In a scathing letter to Canadian Natural Resources Minister Joe Oliver a dozen prominent Canadian climate scientists have ignored a Harper Government gag order and went public with their opposition to the Canadian Government's vigorous promotion of the Tar Sands and the Keystone XL pipeline project to export Alberta Tar Sands oil overseas.
Scientists slam Canada’s tar sands production: Doesn’t address climate change in ‘meaningful way’
By Suzanne Goldenberg, The Guardian
The Canadian government’s promotion of the tar sands industry is setting the world on a course of catastrophic climate change, a group of climate scientists and economists have warned.
In a letter made available to the Guardian, the academics urged Canada’s natural resources minister, Joe Oliver, to consider the consequences of his support for expanding Alberta’s tar sands production.
Oliver has in recent months emerged as the main proponent for the Keystone XL pipeline in Washington and other capitals. He is due in London this week.
But the academics warned that unlocking Alberta’s tar sands, which are thought to hold some 170bn barrels of recoverable oil, would put a dangerous amount of carbon into the atmosphere.
The academics said that expanding the tar sands ran in the face of recommendations from the International Energy Agency and others that two-thirds of the world’s fossil fuel reserves should not be commercialised – in order to avoid catastrophic climate change.
“The implication is clear: the responsibility for preventing dangerous climate change rests with today’s policymakers,” the letter said.
He has publicly scolded the Nasa scientist, James Hansen, for his opposition to the Keystone XL pipeline, and dismissed Canadian critics of the tar sands as “radicals”.
At the same time, however, Oliver has publicly claimed to be concerned about climate change. He told an audience in Washington last month that developing the tar sands and the Keystone XL pipeline would increase greenhouse gas emissions by only a negligible amount.
From Canada's CBC:
Government should 'grow up' on climate change, scientist says
By Max Paris, CBC Environment Unit
A dozen prominent scientists write letter to Natural Resources Minister Joe Oliver
A group of 12 prominent Canadian climate scientists called out the federal Natural Resources Minister Joe Oliver on his support for the expansion of oil infrastructure in a letter released today.
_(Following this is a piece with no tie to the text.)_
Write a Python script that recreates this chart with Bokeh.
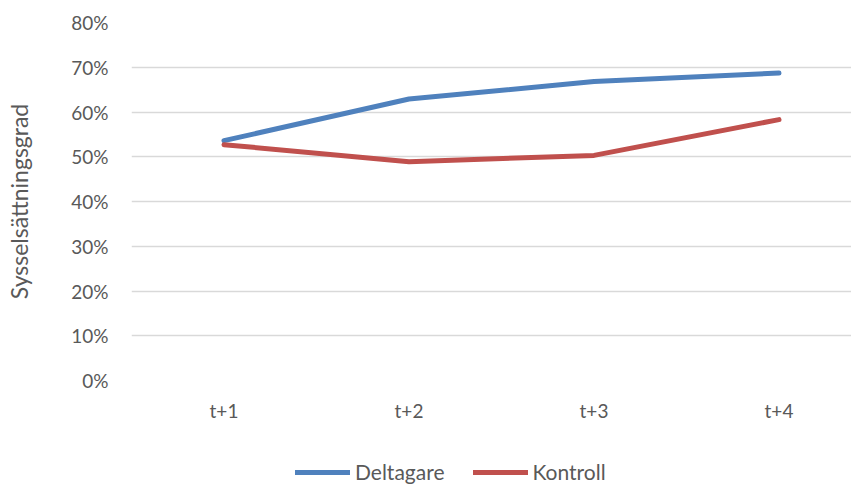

Meanwhile Joe Oliver is on the offensive attacking Al Gore.
Joe Oliver accuses Al Gore of making “wildly inaccurate and exaggerated comments”
In response to Gore's comments, Oliver told the Globe that Gore is "off the mark" and accused him of making "wildly inaccurate and exaggerated comments."
Oliver's own comments are the wildly inaccurate and exaggerated ones here.
Joe Oliver.
Government Scientists are finding Canada under Harper to be reminiscent of the US under George Bush's suppression of climate science by the US government.
From Canada's Maclean's
When science goes silent With the muzzling of scientists, Harper’s obsession with controlling the message verges on the Orwellian
by Jonathon Gatehouse on Friday, May 3,
According to internal Environment Canada documents, obtained by Climate Change Network Canada via Access to Information, the amount of attention the media paid to federal climate change research dropped precipitously—80 per cent fewer stories—once the procedures for gaining access to government scientists were tightened during Harper’s first mandate. In the first nine months of 2008, for example, the department’s four leading researchers were quoted in a total of 12 newspaper stories, versus 99 over the same period the year before.
Meanwhile, the list of cases where government scientists have been effectively gagged from speaking about peer-reviewed research—sometimes even after its publication in prestigious international journals—grows.
Obama has no business acting as Joe Oliver's US enabler by approving the Keystone XL.